**WRITTEN INSTRUCTION:** Quote the listing in full, exactly as given, minus any pictures.
****************************************
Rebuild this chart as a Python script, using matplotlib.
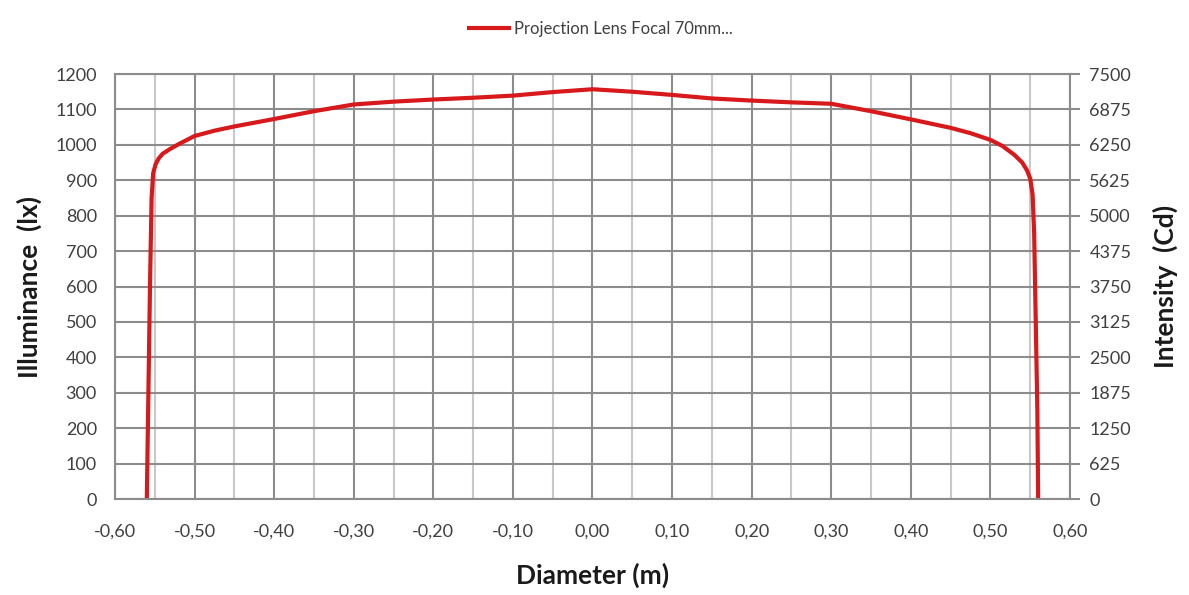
import matplotlib
matplotlib.use("Agg")
import matplotlib.pyplot as plt
from matplotlib.ticker import MultipleLocator

plt.rcParams['font.family'] = ['Lato', 'DejaVu Sans']

# Datos
diameter = [-0.560, -0.558, -0.556, -0.554, -0.552, -0.549, -0.545, -0.540, -0.531,
            -0.520, -0.500, -0.475, -0.450, -0.400, -0.350, -0.300, -0.250, -0.200,
            -0.150, -0.100, -0.050, 0.000, 0.050, 0.100, 0.150, 0.200, 0.250, 0.300,
            0.350, 0.400, 0.450, 0.475, 0.500, 0.515, 0.530, 0.540, 0.546, 0.550,
            0.553, 0.555, 0.557, 0.559, 0.560]
illuminance = [0, 300, 600, 850, 920, 945, 962, 975, 988,
               1002, 1025, 1040, 1052, 1073, 1095, 1114, 1122, 1128,
               1133, 1139, 1149, 1157, 1150, 1141, 1131, 1125, 1120, 1116,
               1095, 1072, 1048, 1033, 1014, 997, 972, 950, 928, 905,
               860, 750, 500, 250, 0]

xticks = [-0.6, -0.5, -0.4, -0.3, -0.2, -0.1, 0.0, 0.1, 0.2, 0.3, 0.4, 0.5, 0.6]
xlabels = ["-0,60", "-0,50", "-0,40", "-0,30", "-0,20", "-0,10", "0,00",
           "0,10", "0,20", "0,30", "0,40", "0,50", "0,60"]
left_ticks = [0, 100, 200, 300, 400, 500, 600, 700, 800, 900, 1000, 1100, 1200]
right_ticks = [0, 625, 1250, 1875, 2500, 3125, 3750, 4375, 5000, 5625, 6250, 6875, 7500]

fig = plt.figure(figsize=(11.89, 5.95), dpi=100)
ax = fig.add_axes([0.0967, 0.1613, 0.8032, 0.7143])

major = '#8c8c8c'
minor = '#c8c8c8'
txt = '#404040'

ax.set_xlim(-0.6, 0.6)
ax.set_ylim(0, 1200)
ax.set_xticks(xticks)
ax.set_xticklabels(xlabels)
ax.xaxis.set_minor_locator(MultipleLocator(0.05))
ax.set_yticks(left_ticks)
ax.grid(which='major', color=major, linewidth=1.5)
ax.grid(which='minor', axis='x', color=minor, linewidth=1.5)
ax.set_axisbelow(True)
for s in ax.spines.values():
    s.set_color(major)
    s.set_linewidth(1.5)
ax.tick_params(axis='both', which='both', length=0, labelsize=13, labelcolor=txt)
ax.tick_params(axis='x', pad=18)
ax.tick_params(axis='y', pad=13)

ax.plot(diameter, illuminance, color='#d7191c', linewidth=3, label='Projection Lens Focal 70mm...')

ax2 = ax.twinx()
ax2.set_ylim(0, 7500)
ax2.set_yticks(right_ticks)
for s in ax2.spines.values():
    s.set_visible(False)
ax2.tick_params(axis='y', length=7, width=1.5, color=major, labelsize=13, labelcolor=txt, pad=7)

ax.set_xlabel('Diameter (m)', fontsize=19, fontweight='bold', color='#1a1a1a', labelpad=16)
ax.set_ylabel('Illuminance  (lx)', fontsize=19, fontweight='bold', color='#1a1a1a', labelpad=10)
ax2.set_ylabel('Intensity  (Cd)', fontsize=19, fontweight='bold', color='#1a1a1a', labelpad=15)

fig.legend(loc='upper center', bbox_to_anchor=(0.505, 0.99), frameon=False, fontsize=12,
           handlelength=2.4, handletextpad=0.3, labelcolor=txt)

fig.savefig('out.png', dpi=100)
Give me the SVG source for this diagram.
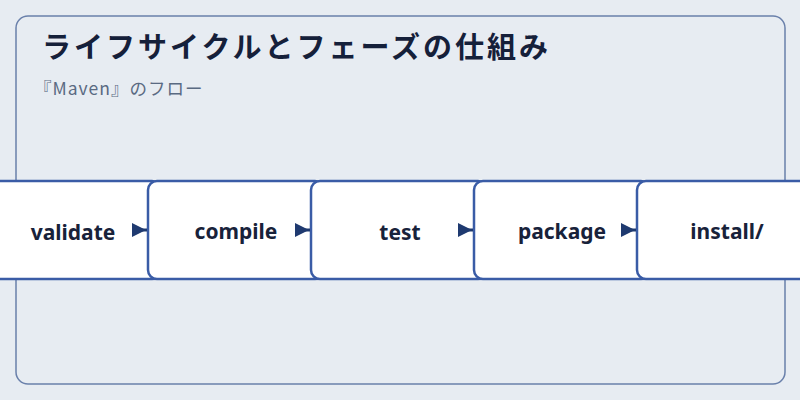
<svg xmlns="http://www.w3.org/2000/svg" width="800" height="400" viewBox="0 0 800 400">
<style>
.bg{fill:#e7ecf2}
.frame{fill:none;stroke:#6a80ab;stroke-width:1.5}
.title{font-family:"Noto Sans CJK JP","Noto Sans",sans-serif;font-weight:700;font-size:29px;letter-spacing:3px;fill:#15203a}
.sub{font-family:"Noto Sans CJK JP","Noto Sans",sans-serif;font-size:17.5px;letter-spacing:1px;fill:#5a6a82}
.box{fill:#ffffff;stroke:#3a5ca6;stroke-width:2.5}
.lbl{font-family:"Noto Sans","Noto Sans CJK JP",sans-serif;font-weight:700;font-size:21px;fill:#18223a;text-anchor:middle}
.conn{stroke:#1f3a70;stroke-width:3;fill:none}
.head{fill:#1f3a70}
</style>
<rect class="bg" x="0" y="0" width="800" height="400"/>
<rect class="frame" x="16" y="16" width="769" height="368" rx="12"/>
<text class="title" x="42" y="58">ライフサイクルとフェーズの仕組み</text>
<text class="sub" x="34" y="95">『Maven』のフロー</text>
<g id="validate"><rect class="box" x="-15" y="181" width="176" height="98" rx="9"/><text class="lbl" x="73" y="240">validate</text></g>
<g id="compile"><rect class="box" x="148" y="181" width="176" height="98" rx="9"/><text class="lbl" x="236" y="239">compile</text></g>
<g id="test"><rect class="box" x="311" y="181" width="176" height="98" rx="9"/><text class="lbl" x="400" y="240">test</text></g>
<g id="package"><rect class="box" x="474" y="181" width="176" height="98" rx="9"/><text class="lbl" x="562" y="239">package</text></g>
<g id="install"><rect class="box" x="637" y="181" width="176" height="98" rx="9"/><text class="lbl" x="727" y="239">install/</text></g>
<g id="connectors">
<path class="conn" d="M140 230H147"/><path class="head" d="M132 223L146 230L132 237Z"/>
<path class="conn" d="M303 230H310"/><path class="head" d="M295 223L309 230L295 237Z"/>
<path class="conn" d="M466 230H473"/><path class="head" d="M458 223L472 230L458 237Z"/>
<path class="conn" d="M629 230H636"/><path class="head" d="M621 223L635 230L621 237Z"/>
</g>
</svg>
****************************************
**SOLUTION:**
Rebuild this chart as a Python script, using matplotlib.
import matplotlib
matplotlib.use("Agg")
import matplotlib.pyplot as plt
from matplotlib.ticker import MultipleLocator

plt.rcParams['font.family'] = ['Lato', 'DejaVu Sans']

# Datos
diameter = [-0.560, -0.558, -0.556, -0.554, -0.552, -0.549, -0.545, -0.540, -0.531,
            -0.520, -0.500, -0.475, -0.450, -0.400, -0.350, -0.300, -0.250, -0.200,
            -0.150, -0.100, -0.050, 0.000, 0.050, 0.100, 0.150, 0.200, 0.250, 0.300,
            0.350, 0.400, 0.450, 0.475, 0.500, 0.515, 0.530, 0.540, 0.546, 0.550,
            0.553, 0.555, 0.557, 0.559, 0.560]
illuminance = [0, 300, 600, 850, 920, 945, 962, 975, 988,
               1002, 1025, 1040, 1052, 1073, 1095, 1114, 1122, 1128,
               1133, 1139, 1149, 1157, 1150, 1141, 1131, 1125, 1120, 1116,
               1095, 1072, 1048, 1033, 1014, 997, 972, 950, 928, 905,
               860, 750, 500, 250, 0]

xticks = [-0.6, -0.5, -0.4, -0.3, -0.2, -0.1, 0.0, 0.1, 0.2, 0.3, 0.4, 0.5, 0.6]
xlabels = ["-0,60", "-0,50", "-0,40", "-0,30", "-0,20", "-0,10", "0,00",
           "0,10", "0,20", "0,30", "0,40", "0,50", "0,60"]
left_ticks = [0, 100, 200, 300, 400, 500, 600, 700, 800, 900, 1000, 1100, 1200]
right_ticks = [0, 625, 1250, 1875, 2500, 3125, 3750, 4375, 5000, 5625, 6250, 6875, 7500]

fig = plt.figure(figsize=(11.89, 5.95), dpi=100)
ax = fig.add_axes([0.0967, 0.1613, 0.8032, 0.7143])

major = '#8c8c8c'
minor = '#c8c8c8'
txt = '#404040'

ax.set_xlim(-0.6, 0.6)
ax.set_ylim(0, 1200)
ax.set_xticks(xticks)
ax.set_xticklabels(xlabels)
ax.xaxis.set_minor_locator(MultipleLocator(0.05))
ax.set_yticks(left_ticks)
ax.grid(which='major', color=major, linewidth=1.5)
ax.grid(which='minor', axis='x', color=minor, linewidth=1.5)
ax.set_axisbelow(True)
for s in ax.spines.values():
    s.set_color(major)
    s.set_linewidth(1.5)
ax.tick_params(axis='both', which='both', length=0, labelsize=13, labelcolor=txt)
ax.tick_params(axis='x', pad=18)
ax.tick_params(axis='y', pad=13)

ax.plot(diameter, illuminance, color='#d7191c', linewidth=3, label='Projection Lens Focal 70mm...')

ax2 = ax.twinx()
ax2.set_ylim(0, 7500)
ax2.set_yticks(right_ticks)
for s in ax2.spines.values():
    s.set_visible(False)
ax2.tick_params(axis='y', length=7, width=1.5, color=major, labelsize=13, labelcolor=txt, pad=7)

ax.set_xlabel('Diameter (m)', fontsize=19, fontweight='bold', color='#1a1a1a', labelpad=16)
ax.set_ylabel('Illuminance  (lx)', fontsize=19, fontweight='bold', color='#1a1a1a', labelpad=10)
ax2.set_ylabel('Intensity  (Cd)', fontsize=19, fontweight='bold', color='#1a1a1a', labelpad=15)

fig.legend(loc='upper center', bbox_to_anchor=(0.505, 0.99), frameon=False, fontsize=12,
           handlelength=2.4, handletextpad=0.3, labelcolor=txt)

fig.savefig('out.png', dpi=100)
Give me the SVG source for this diagram.
<svg xmlns="http://www.w3.org/2000/svg" width="800" height="400" viewBox="0 0 800 400">
<style>
.bg{fill:#e7ecf2}
.frame{fill:none;stroke:#6a80ab;stroke-width:1.5}
.title{font-family:"Noto Sans CJK JP","Noto Sans",sans-serif;font-weight:700;font-size:29px;letter-spacing:3px;fill:#15203a}
.sub{font-family:"Noto Sans CJK JP","Noto Sans",sans-serif;font-size:17.5px;letter-spacing:1px;fill:#5a6a82}
.box{fill:#ffffff;stroke:#3a5ca6;stroke-width:2.5}
.lbl{font-family:"Noto Sans","Noto Sans CJK JP",sans-serif;font-weight:700;font-size:21px;fill:#18223a;text-anchor:middle}
.conn{stroke:#1f3a70;stroke-width:3;fill:none}
.head{fill:#1f3a70}
</style>
<rect class="bg" x="0" y="0" width="800" height="400"/>
<rect class="frame" x="16" y="16" width="769" height="368" rx="12"/>
<text class="title" x="42" y="58">ライフサイクルとフェーズの仕組み</text>
<text class="sub" x="34" y="95">『Maven』のフロー</text>
<g id="validate"><rect class="box" x="-15" y="181" width="176" height="98" rx="9"/><text class="lbl" x="73" y="240">validate</text></g>
<g id="compile"><rect class="box" x="148" y="181" width="176" height="98" rx="9"/><text class="lbl" x="236" y="239">compile</text></g>
<g id="test"><rect class="box" x="311" y="181" width="176" height="98" rx="9"/><text class="lbl" x="400" y="240">test</text></g>
<g id="package"><rect class="box" x="474" y="181" width="176" height="98" rx="9"/><text class="lbl" x="562" y="239">package</text></g>
<g id="install"><rect class="box" x="637" y="181" width="176" height="98" rx="9"/><text class="lbl" x="727" y="239">install/</text></g>
<g id="connectors">
<path class="conn" d="M140 230H147"/><path class="head" d="M132 223L146 230L132 237Z"/>
<path class="conn" d="M303 230H310"/><path class="head" d="M295 223L309 230L295 237Z"/>
<path class="conn" d="M466 230H473"/><path class="head" d="M458 223L472 230L458 237Z"/>
<path class="conn" d="M629 230H636"/><path class="head" d="M621 223L635 230L621 237Z"/>
</g>
</svg>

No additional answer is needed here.